→ **Your instructions**
Nothing in the data should change when you return it, but leave the pictures out.

→ **Collected material**
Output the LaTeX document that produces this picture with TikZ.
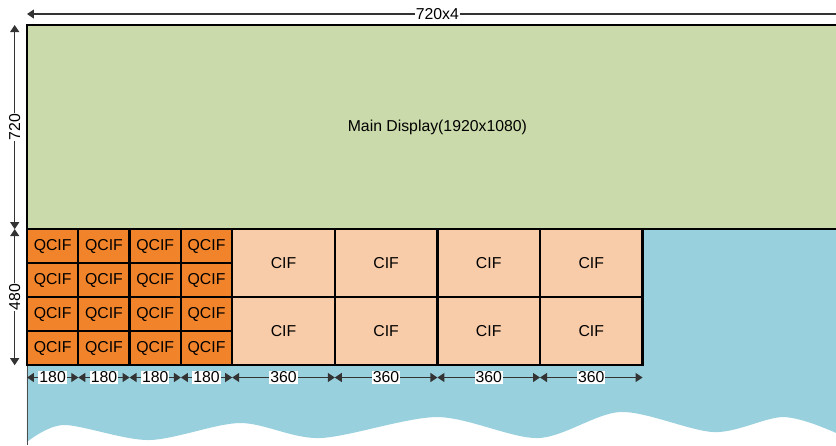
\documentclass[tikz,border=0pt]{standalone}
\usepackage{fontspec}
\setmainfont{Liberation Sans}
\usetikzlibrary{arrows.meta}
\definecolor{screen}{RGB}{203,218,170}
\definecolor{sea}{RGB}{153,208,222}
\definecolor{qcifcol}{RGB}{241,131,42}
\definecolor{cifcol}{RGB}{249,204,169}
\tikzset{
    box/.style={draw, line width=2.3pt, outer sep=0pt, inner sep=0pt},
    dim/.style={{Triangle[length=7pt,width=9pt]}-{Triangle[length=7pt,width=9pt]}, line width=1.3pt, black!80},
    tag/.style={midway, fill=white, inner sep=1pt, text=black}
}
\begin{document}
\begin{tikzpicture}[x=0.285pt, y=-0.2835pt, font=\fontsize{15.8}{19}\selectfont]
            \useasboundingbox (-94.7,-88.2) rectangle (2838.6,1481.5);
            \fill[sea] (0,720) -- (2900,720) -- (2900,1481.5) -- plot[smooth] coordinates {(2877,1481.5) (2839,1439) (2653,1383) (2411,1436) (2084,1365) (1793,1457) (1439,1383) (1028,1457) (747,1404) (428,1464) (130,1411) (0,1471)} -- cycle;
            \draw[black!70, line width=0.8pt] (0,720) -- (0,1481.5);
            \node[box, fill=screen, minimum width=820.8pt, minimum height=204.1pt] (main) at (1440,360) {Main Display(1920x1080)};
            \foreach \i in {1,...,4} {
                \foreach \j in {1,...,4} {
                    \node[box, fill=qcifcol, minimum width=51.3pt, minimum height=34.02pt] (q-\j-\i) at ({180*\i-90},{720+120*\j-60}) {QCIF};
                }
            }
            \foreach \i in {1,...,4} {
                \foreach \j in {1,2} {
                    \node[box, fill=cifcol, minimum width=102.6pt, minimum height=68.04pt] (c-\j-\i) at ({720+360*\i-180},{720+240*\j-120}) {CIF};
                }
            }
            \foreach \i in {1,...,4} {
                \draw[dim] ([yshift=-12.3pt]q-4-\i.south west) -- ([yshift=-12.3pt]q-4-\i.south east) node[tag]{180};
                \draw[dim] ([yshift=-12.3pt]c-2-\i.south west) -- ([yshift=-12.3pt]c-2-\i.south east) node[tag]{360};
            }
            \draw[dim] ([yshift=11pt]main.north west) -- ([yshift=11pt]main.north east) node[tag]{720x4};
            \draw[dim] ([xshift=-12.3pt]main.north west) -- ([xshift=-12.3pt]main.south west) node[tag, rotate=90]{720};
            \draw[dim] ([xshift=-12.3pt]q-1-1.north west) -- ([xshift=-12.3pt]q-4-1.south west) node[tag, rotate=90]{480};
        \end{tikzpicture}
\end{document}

→ **Answer for the task**
Output the LaTeX document that produces this picture with TikZ.
\documentclass[tikz,border=0pt]{standalone}
\usepackage{fontspec}
\setmainfont{Liberation Sans}
\usetikzlibrary{arrows.meta}
\definecolor{screen}{RGB}{203,218,170}
\definecolor{sea}{RGB}{153,208,222}
\definecolor{qcifcol}{RGB}{241,131,42}
\definecolor{cifcol}{RGB}{249,204,169}
\tikzset{
    box/.style={draw, line width=2.3pt, outer sep=0pt, inner sep=0pt},
    dim/.style={{Triangle[length=7pt,width=9pt]}-{Triangle[length=7pt,width=9pt]}, line width=1.3pt, black!80},
    tag/.style={midway, fill=white, inner sep=1pt, text=black}
}
\begin{document}
\begin{tikzpicture}[x=0.285pt, y=-0.2835pt, font=\fontsize{15.8}{19}\selectfont]
            \useasboundingbox (-94.7,-88.2) rectangle (2838.6,1481.5);
            \fill[sea] (0,720) -- (2900,720) -- (2900,1481.5) -- plot[smooth] coordinates {(2877,1481.5) (2839,1439) (2653,1383) (2411,1436) (2084,1365) (1793,1457) (1439,1383) (1028,1457) (747,1404) (428,1464) (130,1411) (0,1471)} -- cycle;
            \draw[black!70, line width=0.8pt] (0,720) -- (0,1481.5);
            \node[box, fill=screen, minimum width=820.8pt, minimum height=204.1pt] (main) at (1440,360) {Main Display(1920x1080)};
            \foreach \i in {1,...,4} {
                \foreach \j in {1,...,4} {
                    \node[box, fill=qcifcol, minimum width=51.3pt, minimum height=34.02pt] (q-\j-\i) at ({180*\i-90},{720+120*\j-60}) {QCIF};
                }
            }
            \foreach \i in {1,...,4} {
                \foreach \j in {1,2} {
                    \node[box, fill=cifcol, minimum width=102.6pt, minimum height=68.04pt] (c-\j-\i) at ({720+360*\i-180},{720+240*\j-120}) {CIF};
                }
            }
            \foreach \i in {1,...,4} {
                \draw[dim] ([yshift=-12.3pt]q-4-\i.south west) -- ([yshift=-12.3pt]q-4-\i.south east) node[tag]{180};
                \draw[dim] ([yshift=-12.3pt]c-2-\i.south west) -- ([yshift=-12.3pt]c-2-\i.south east) node[tag]{360};
            }
            \draw[dim] ([yshift=11pt]main.north west) -- ([yshift=11pt]main.north east) node[tag]{720x4};
            \draw[dim] ([xshift=-12.3pt]main.north west) -- ([xshift=-12.3pt]main.south west) node[tag, rotate=90]{720};
            \draw[dim] ([xshift=-12.3pt]q-1-1.north west) -- ([xshift=-12.3pt]q-4-1.south west) node[tag, rotate=90]{480};
        \end{tikzpicture}
\end{document}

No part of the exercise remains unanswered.